We arrived at the War Memorial Opera House early enough on the evening of the performance of Die Walküre to catch most of the talk that was scheduled one hour before curtain time. It turned out to be an unfortunately dull affair—a flat and uninflected reading of an analysis “by some great expert for the edification of other great experts”—and I was glad we had missed part of it. However, the talk was presented on the opera house's main floor, so EF and I got a different perspective than the one we normally had from our regular seats in the balcony level. After the talk ground to its eventual end, I led my guest over to the orchestra pit so that he could check out the disposition of musical forces and ogle the conductor's stand.

It was still half an hour before curtain, so there were very few musicians in the pit, but EF was in luck. Although he is studying several instruments, his principal instrument is the cello, and there was a cellist at his post in the orchestra pit. EF promptly leaned over the railing and asked the musician about the cello part for Die Walküre. I was concerned that EF was committing a faux pas by bothering one of the performers, but the cellist seemed not in the least perturbed.

He came up to the rail and informed EF that the cellos had 79 pages of music to get through for that night's performance. He added that Walküre worked the cellos especially hard, having the same number of pages for them to perform as the massive Götterdämmerung, despite being 45 minutes shorter in overall duration. Upon finding out that EF was studying music composition, the cellist gently suggested that his future compositions might give the cellos a break by not emulating Wagner too much.

Although we did not know it at the time, EF's friendly advisor was David Kadarauch, the opera's principal cellist. He took several minutes to chat with EF and was generous in sharing his informed perspective on composition and performance. When he found out that we were sitting in the lower balcony, Kadarauch congratulated us: “I always tell my friends to sit there. It's the best location in the house for appreciating the music.” My young companion soaked it up like a sponge and it started the evening on a high note for him.
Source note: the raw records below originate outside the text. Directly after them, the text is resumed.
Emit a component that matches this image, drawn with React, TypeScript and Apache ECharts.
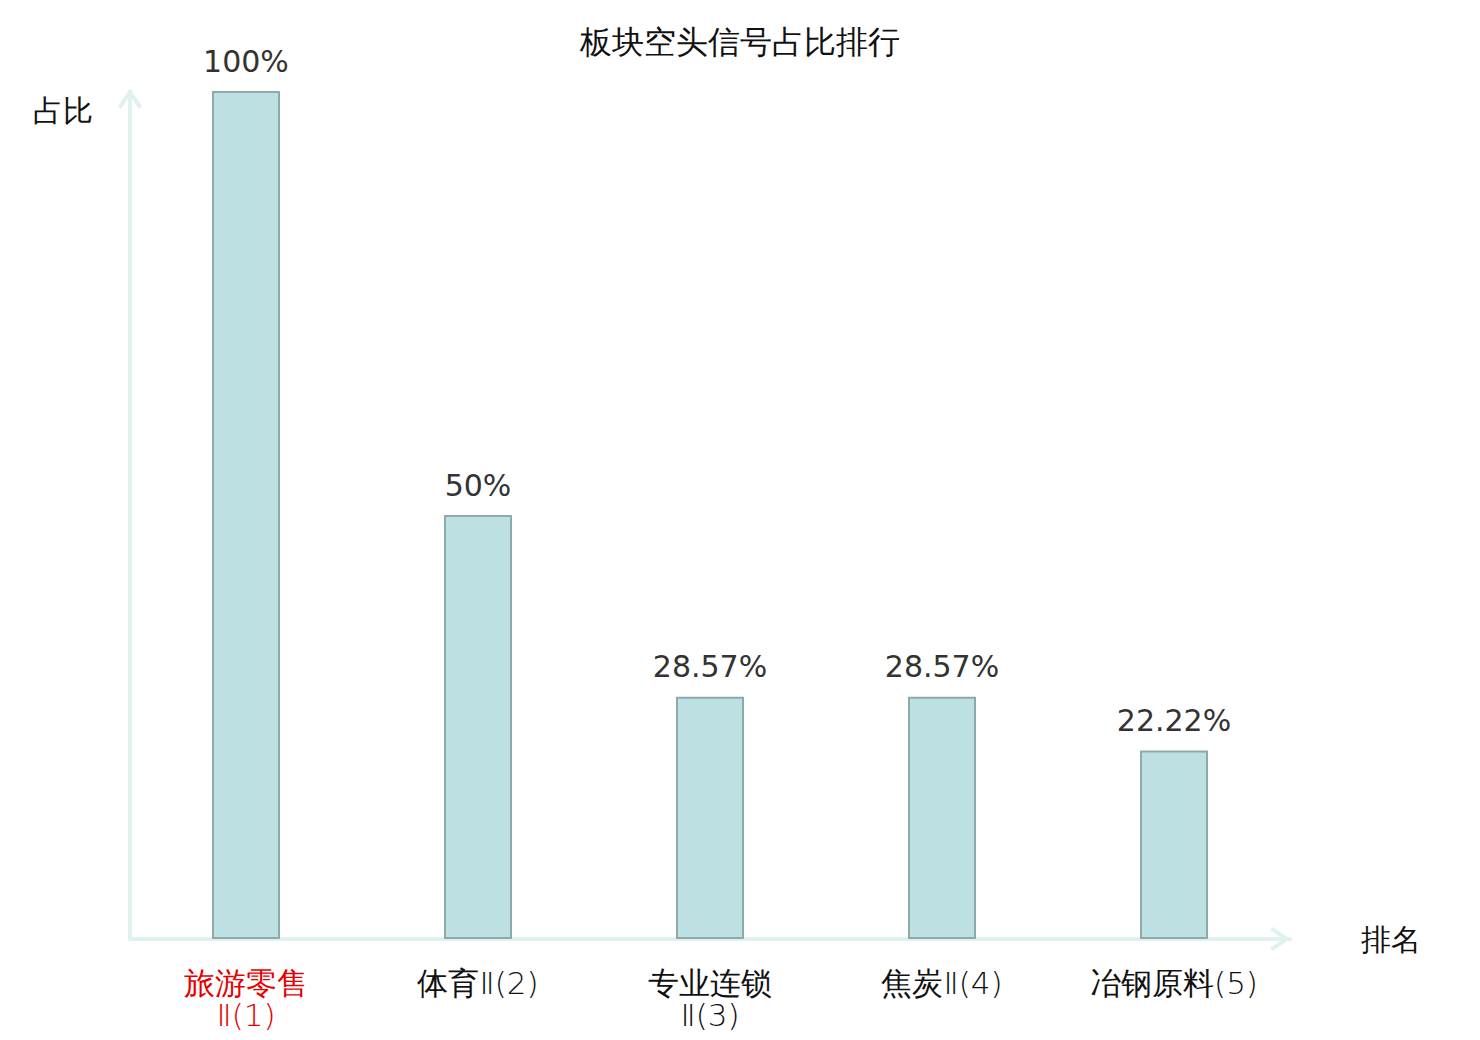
import React, { useEffect, useRef } from "react";
import * as echarts from "echarts";

const titleText = "板块空头信号占比排行";
const categories = ["旅游零售Ⅱ(1)", "体育Ⅱ(2)", "专业连锁Ⅱ(3)", "焦炭Ⅱ(4)", "冶钢原料(5)"];
const values = [100, 50, 28.57, 28.57, 22.22];
const valueLabels = ["100%", "50%", "28.57%", "28.57%", "22.22%"];
const highlightIndex = 0;

const FONT = "'DejaVu Sans', sans-serif";
const axisColor = "#dff2ef";
const chevron = "path://M12,0 L24,17 L21,20 L12,7 L3,20 L0,17 Z";

function splitLabel(v: string, i: number) {
  let k = 0;
  while (k < v.length && v.charCodeAt(k) >= 0x4e00) k++;
  const cjk = v.slice(0, k);
  const rest = v.slice(k);
  const red = i === highlightIndex;
  const c = red ? "cr" : "c";
  const l = red ? "lr" : "l";
  const sep = v.length > 7 ? "\n" : "";
  return `{${c}|${cjk}}${sep}{${l}|${rest}}`;
}

export default function App() {
  const ref = useRef<HTMLDivElement>(null);
  useEffect(() => {
    if (!ref.current) return;
    const chart = echarts.init(ref.current, undefined, { renderer: "svg" });
    const base = { fontSize: 31, lineHeight: 32, fontFamily: FONT };
    chart.setOption({
      animation: false,
      backgroundColor: "#ffffff",
      textStyle: { fontFamily: FONT },
      title: {
        text: titleText,
        left: "center",
        top: 26,
        padding: 0,
        textStyle: { fontSize: 32, fontWeight: "normal", color: "#111", fontFamily: FONT },
      },
      grid: { left: 130, right: 190, top: 91, bottom: 101, containLabel: false },
      xAxis: {
        type: "category",
        data: categories,
        name: "排名",
        nameLocation: "end",
        nameGap: 71,
        nameTextStyle: { fontSize: 30, color: "#111", verticalAlign: "middle", fontFamily: FONT },
        axisLine: {
          show: true,
          lineStyle: { color: axisColor, width: 4 },
          symbol: ["none", chevron],
          symbolSize: [24, 20],
          symbolOffset: [0, -10],
        },
        axisTick: { show: false },
        axisLabel: {
          interval: 0,
          margin: 28,
          fontSize: 31,
          lineHeight: 32,
          fontFamily: FONT,
          formatter: splitLabel,
          rich: {
            c: { ...base, color: "#111", fontWeight: "normal" },
            l: { ...base, color: "#111", fontWeight: "lighter" },
            cr: { ...base, color: "#e60000", fontWeight: "normal" },
            lr: { ...base, color: "#e60000", fontWeight: "lighter" },
          },
        },
      },
      yAxis: {
        type: "value",
        min: 0,
        max: 100,
        name: "占比",
        nameLocation: "end",
        nameGap: -19,
        nameTextStyle: {
          fontSize: 30,
          color: "#111",
          align: "right",
          verticalAlign: "middle",
          padding: [0, 37, 0, 0],
          fontFamily: FONT,
        },
        axisLine: {
          show: true,
          lineStyle: { color: axisColor, width: 4 },
          symbol: ["none", chevron],
          symbolSize: [24, 20],
          symbolOffset: [0, -8],
        },
        axisTick: { show: false },
        axisLabel: { show: false },
        splitLine: { show: false },
      },
      series: [
        {
          type: "bar",
          data: values,
          barWidth: 68,
          itemStyle: { color: "#bde0e2", borderColor: "#8ea9a9", borderWidth: 2 },
          label: {
            show: true,
            position: "top",
            distance: 15,
            fontSize: 30,
            color: "#333",
            fontFamily: FONT,
            formatter: (p: any) => valueLabels[p.dataIndex],
          },
        },
      ],
    });
    return () => chart.dispose();
  }, []);
  return (
    <div
      ref={ref}
      style={{ position: "fixed", left: 0, top: 0, width: 1480, height: 1040, background: "#fff" }}
    />
  );
}
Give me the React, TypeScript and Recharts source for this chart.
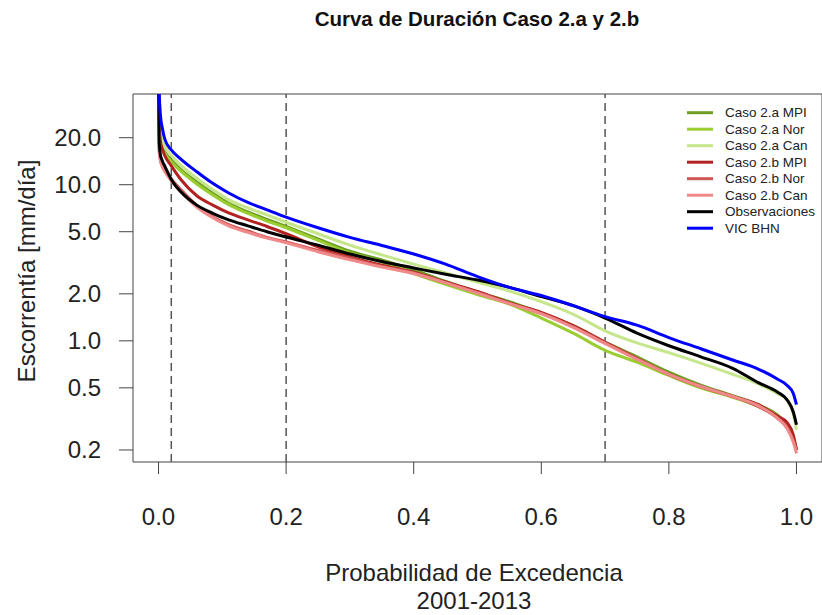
import React from "react";
import { LineChart, Line, XAxis, YAxis, ReferenceLine, ReferenceArea } from "recharts";

const X = [0, 0.001, 0.003, 0.006, 0.01, 0.02, 0.035, 0.06, 0.085, 0.11, 0.14, 0.17, 0.2, 0.25, 0.3, 0.35, 0.4, 0.45, 0.5, 0.55, 0.6, 0.65, 0.7, 0.75, 0.8, 0.85, 0.9, 0.94, 0.97, 0.985, 0.995, 1.0];

const caso2aMPI = [42, 25, 19.5, 17.5, 16.2, 14.4, 12.5, 10.4, 8.8, 7.6, 6.7, 6.0, 5.4, 4.5, 3.75, 3.3, 2.85, 2.4, 2.05, 1.78, 1.5, 1.25, 0.98, 0.79, 0.63, 0.52, 0.445, 0.39, 0.335, 0.29, 0.24, 0.2];
const caso2aNor = [40, 24, 19, 17, 15.8, 14.0, 12.2, 10.1, 8.6, 7.45, 6.55, 5.85, 5.3, 4.4, 3.65, 3.2, 2.7, 2.3, 1.98, 1.72, 1.4, 1.12, 0.87, 0.73, 0.6, 0.5, 0.435, 0.38, 0.33, 0.285, 0.235, 0.2];
const caso2aCan = [45, 28, 21.5, 19, 17.5, 15.4, 13.3, 11.0, 9.3, 8.0, 7.1, 6.4, 5.75, 4.85, 4.1, 3.55, 3.1, 2.72, 2.38, 2.08, 1.78, 1.48, 1.16, 0.97, 0.84, 0.72, 0.61, 0.53, 0.46, 0.42, 0.34, 0.27];
const caso2bMPI = [42, 24, 19, 16.9, 15.3, 13.2, 10.8, 8.5, 7.4, 6.6, 5.95, 5.4, 4.85, 4.0, 3.45, 3.05, 2.75, 2.38, 2.07, 1.75, 1.52, 1.25, 0.98, 0.77, 0.61, 0.51, 0.44, 0.39, 0.33, 0.3, 0.25, 0.2];
const caso2bNor = [38, 17, 14.5, 13.3, 12.4, 10.9, 9.3, 7.35, 6.24, 5.55, 5.05, 4.6, 4.3, 3.8, 3.38, 3.0, 2.72, 2.36, 2.04, 1.74, 1.5, 1.23, 0.97, 0.77, 0.61, 0.51, 0.44, 0.38, 0.32, 0.28, 0.23, 0.2];
const caso2bCan = [36, 16.5, 14.2, 13.0, 12.1, 10.6, 9.0, 7.2, 6.15, 5.45, 4.95, 4.55, 4.25, 3.72, 3.3, 2.97, 2.7, 2.35, 2.02, 1.73, 1.49, 1.22, 0.96, 0.76, 0.61, 0.51, 0.44, 0.385, 0.32, 0.275, 0.225, 0.19];
const observaciones = [45, 19, 15.5, 14.2, 13.1, 10.8, 9.0, 7.4, 6.56, 5.95, 5.45, 5.0, 4.62, 4.1, 3.6, 3.22, 2.93, 2.67, 2.45, 2.2, 1.92, 1.68, 1.4, 1.12, 0.93, 0.79, 0.667, 0.54, 0.47, 0.42, 0.35, 0.29];
const vicBHN = [60, 40, 28, 23, 19.5, 16.7, 14.6, 12.1, 10.2, 8.85, 7.7, 6.9, 6.2, 5.3, 4.6, 4.08, 3.6, 3.1, 2.58, 2.2, 1.95, 1.68, 1.43, 1.26, 1.05, 0.89, 0.754, 0.66, 0.57, 0.52, 0.46, 0.39];

const xTicks = [0, 0.2, 0.4, 0.6, 0.8, 1.0];
const yTicks = [0.2, 0.5, 1, 2, 5, 10, 20];
const refLines = [0.02, 0.2, 0.7];

const series = [
  { key: "a_mpi", name: "Caso 2.a MPI", color: "#6e9e22", values: caso2aMPI },
  { key: "a_nor", name: "Caso 2.a Nor", color: "#9acd32", values: caso2aNor },
  { key: "a_can", name: "Caso 2.a Can", color: "#c5e68a", values: caso2aCan },
  { key: "b_mpi", name: "Caso 2.b MPI", color: "#b22222", values: caso2bMPI },
  { key: "b_nor", name: "Caso 2.b Nor", color: "#d05555", values: caso2bNor },
  { key: "b_can", name: "Caso 2.b Can", color: "#f08a8a", values: caso2bCan },
  { key: "obs", name: "Observaciones", color: "#000000", values: observaciones },
  { key: "vic", name: "VIC BHN", color: "#0000ff", values: vicBHN },
];

const data = X.map((x, i) => {
  const row: Record<string, number> = { x };
  series.forEach((s) => (row[s.key] = s.values[i]));
  return row;
});

const FONT = "'Liberation Sans', Arial, Helvetica, sans-serif";
const Y_MIN = 0.1675;
const Y_MAX = 38.1;

export default function App() {
  return (
    <div style={{ position: "absolute", left: 0, top: 0, width: 822, height: 615, background: "#fff", fontFamily: FONT }}>
      <LineChart width={822} height={615} data={data} margin={{ top: 94, right: 0, bottom: 73, left: 0 }}>
        <XAxis
          dataKey="x"
          type="number"
          domain={[-0.04, 1.04]}
          allowDataOverflow
          ticks={xTicks}
          interval={0}
          tickFormatter={(v: number) => v.toFixed(1)}
          tickSize={12}
          tickMargin={34}
          height={80}
          axisLine={false}
          tickLine={{ stroke: "#444", strokeWidth: 1 }}
          tick={{ fill: "#222", fontSize: 24, fontFamily: FONT }}
        />
        <YAxis
          type="number"
          scale="log"
          domain={[Y_MIN, Y_MAX]}
          allowDataOverflow
          ticks={yTicks}
          interval={0}
          tickFormatter={(v: number) => v.toFixed(1)}
          tickSize={14}
          tickMargin={18}
          width={133}
          axisLine={false}
          tickLine={{ stroke: "#444", strokeWidth: 1 }}
          tick={{ fill: "#222", fontSize: 24, fontFamily: FONT }}
        />
        {refLines.map((x) => (
          <ReferenceLine key={x} x={x} stroke="#555" strokeWidth={1.5} strokeDasharray="8 5" ifOverflow="hidden" />
        ))}
        {series.map((s) => (
          <Line
            key={s.key}
            dataKey={s.key}
            name={s.name}
            type="monotone"
            stroke={s.color}
            strokeWidth={3}
            dot={false}
            activeDot={false}
            isAnimationActive={false}
          />
        ))}
        <ReferenceArea x1={-0.04} x2={1.04} y1={Y_MIN} y2={Y_MAX} fill="none" stroke="#444" strokeWidth={1} ifOverflow="visible" />
      </LineChart>
      <svg width={822} height={615} style={{ position: "absolute", left: 0, top: 0, pointerEvents: "none" }}>
        <text x={477} y={18} textAnchor="middle" dominantBaseline="central" fontSize={20.5} fontWeight="bold" fill="#111" fontFamily={FONT}>
          Curva de Duración Caso 2.a y 2.b
        </text>
        <text x={474} y={572} textAnchor="middle" dominantBaseline="central" fontSize={24} fill="#222" fontFamily={FONT}>
          Probabilidad de Excedencia
        </text>
        <text x={474} y={600} textAnchor="middle" dominantBaseline="central" fontSize={24} fill="#222" fontFamily={FONT}>
          2001-2013
        </text>
        <text x={26} y={271} textAnchor="middle" dominantBaseline="central" fontSize={24} fill="#222" fontFamily={FONT} transform="rotate(-90 26 271)">
          Escorrentía [mm/día]
        </text>
        {series.map((s, i) => (
          <g key={s.key}>
            <line x1={687} x2={713} y1={112.7 + i * 16.5} y2={112.7 + i * 16.5} stroke={s.color} strokeWidth={3} />
            <text x={725} y={112.7 + i * 16.5} dominantBaseline="central" fontSize={13.5} fill="#222" fontFamily={FONT}>
              {s.name}
            </text>
          </g>
        ))}
      </svg>
    </div>
  );
}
I am confident that Mr. Kadarauch does not follow this blog, so he may never see this. However, I feel that I witnessed something significant and praiseworthy. He probably did not think it was a particularly big deal to take a few minutes to encourage a young music student who hung on his every word. He was simply exchanging his performer's hat for a moment for that of a teacher. But it was a big deal. EF may be at the beginning of a long musical career. The kindnesses of those who have gone before him will shape and inform that career. Thank you, David Kadarauch, for giving that career an encouraging and appreciated nudge at its very start.

And I'm pretty sure it won't be in engineering.